Views: 14
Solidernews.com – Berbicara tentang difabel tentunya akan banyak sisi-sisi menarik. Mulai dari kisah perjuangan, cara aktualisasi diri, proses menempuh gelar pendidikan, dan berbagai proses lain yang menjadikan difabel meraih kemandirian. Fenomena difabel yang menggapai prestasi baik tingkat nasional maupun internasional, tentunya menyimpan banyak pertanyaan terkait pencapaiannya dan berbagai prosesnya.
Dalam kajian kali ini, saya tertarik membahas mengenai aspek-aspek pendukung yang menjadikan difabel dapat menggapai berbagai mimpi. Bagi sebagian orang, menggapai impian tentu tak mudah dengan berbagai hambatan mereka. Seperti Cheta Nilawati Prasetya Ningrum difabel netra yang menjadi jurnalis difabel pertama Tempo, Prof. Dr. Alimin, M.Ag difabel netra yang menjadi hafidz Quran dan guru besar UIN Syarif Hidayatullah, Angkie Yudistia seorang difabel tuli yang menjabat staf presiden RI, dan sebagainya.
Tentu beberapa tokoh di atas memiliki tantangan masing-masing dalam menggapai mimpi-mimpinya. Mulai dari membentuk jiwa dan mental sekuat baja, menghadapi stigma masyarakat, prasarana yang masih belum aksesibel, dan peraturan yang terkadang kurang mengakomodir difabel, menjadi sedikit problema hidup seorang difabel. Namun, hal itu tidak menjadi soal bila difabel memang memiliki tekad kuat, membangun lingkungan yang mendukung, dan terus meningkatkan kapasitas personal. Salah satu hal paling krusial adalah membangun pertemanan yang inklusif.

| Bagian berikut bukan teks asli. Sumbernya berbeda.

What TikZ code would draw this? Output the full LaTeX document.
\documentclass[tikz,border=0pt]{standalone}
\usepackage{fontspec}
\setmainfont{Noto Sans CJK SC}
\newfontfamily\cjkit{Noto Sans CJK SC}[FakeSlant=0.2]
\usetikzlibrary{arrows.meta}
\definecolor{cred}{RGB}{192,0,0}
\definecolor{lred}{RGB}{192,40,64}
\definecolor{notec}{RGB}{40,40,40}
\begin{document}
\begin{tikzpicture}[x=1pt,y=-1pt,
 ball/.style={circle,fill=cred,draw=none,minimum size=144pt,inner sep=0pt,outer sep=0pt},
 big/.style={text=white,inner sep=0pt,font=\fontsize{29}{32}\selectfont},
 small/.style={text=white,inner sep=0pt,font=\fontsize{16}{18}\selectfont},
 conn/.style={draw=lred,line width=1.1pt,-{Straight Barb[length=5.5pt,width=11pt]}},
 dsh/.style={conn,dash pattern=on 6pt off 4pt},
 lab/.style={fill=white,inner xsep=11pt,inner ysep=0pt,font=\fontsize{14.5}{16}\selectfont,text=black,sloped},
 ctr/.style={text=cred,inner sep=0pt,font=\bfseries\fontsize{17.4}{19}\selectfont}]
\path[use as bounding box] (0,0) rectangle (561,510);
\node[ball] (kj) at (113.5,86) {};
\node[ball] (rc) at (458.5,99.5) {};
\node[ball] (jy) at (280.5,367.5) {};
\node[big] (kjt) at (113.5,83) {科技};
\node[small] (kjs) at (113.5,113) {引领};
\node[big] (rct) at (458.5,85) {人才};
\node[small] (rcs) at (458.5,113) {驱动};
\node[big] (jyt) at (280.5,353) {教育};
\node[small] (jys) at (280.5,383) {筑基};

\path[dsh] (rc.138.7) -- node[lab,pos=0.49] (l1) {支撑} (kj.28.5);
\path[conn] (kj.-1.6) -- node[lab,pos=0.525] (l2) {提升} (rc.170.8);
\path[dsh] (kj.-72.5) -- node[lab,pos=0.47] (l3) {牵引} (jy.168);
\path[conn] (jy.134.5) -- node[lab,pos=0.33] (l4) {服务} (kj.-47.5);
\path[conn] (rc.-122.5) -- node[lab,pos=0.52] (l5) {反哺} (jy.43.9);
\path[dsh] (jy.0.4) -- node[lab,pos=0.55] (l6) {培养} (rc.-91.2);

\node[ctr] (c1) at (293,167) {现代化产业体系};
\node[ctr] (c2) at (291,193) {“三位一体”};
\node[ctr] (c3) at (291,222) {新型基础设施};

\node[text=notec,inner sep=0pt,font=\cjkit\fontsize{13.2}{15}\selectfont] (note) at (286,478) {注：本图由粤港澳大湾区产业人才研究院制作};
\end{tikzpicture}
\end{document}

Semenjak kehilangan penglihatan di tahun 2020, kontribusi pertemanan dalam membantu saya menggapai mimpi begitu besar. Karena sebagian banyak saya bergaul dengan lingkungan nondifabel. Mulai berkerja di MTS 2 Sleman yang belum inklusif, menjadi kontributor di beberapa media digital, dan membangun komunitas nondifabel tetapi dengan sepirit inklusif, semua itu saya gapai dengan teman-teman di sekitar hidup saya.
Membangun Pondasi Inklusif dalam pertemanan sehari-hari
Bukan menjadi hal mustahil. Bila kita sebagai difabel membangun circle l inklusif di pertemanan kita. Hal itu tentunya akan banyak menuai tantangan. Tetapi bila itu kita perjuangkan pasti teman-teman kita akan menghargai difabel sebagai sosok yang patut diapresiasi.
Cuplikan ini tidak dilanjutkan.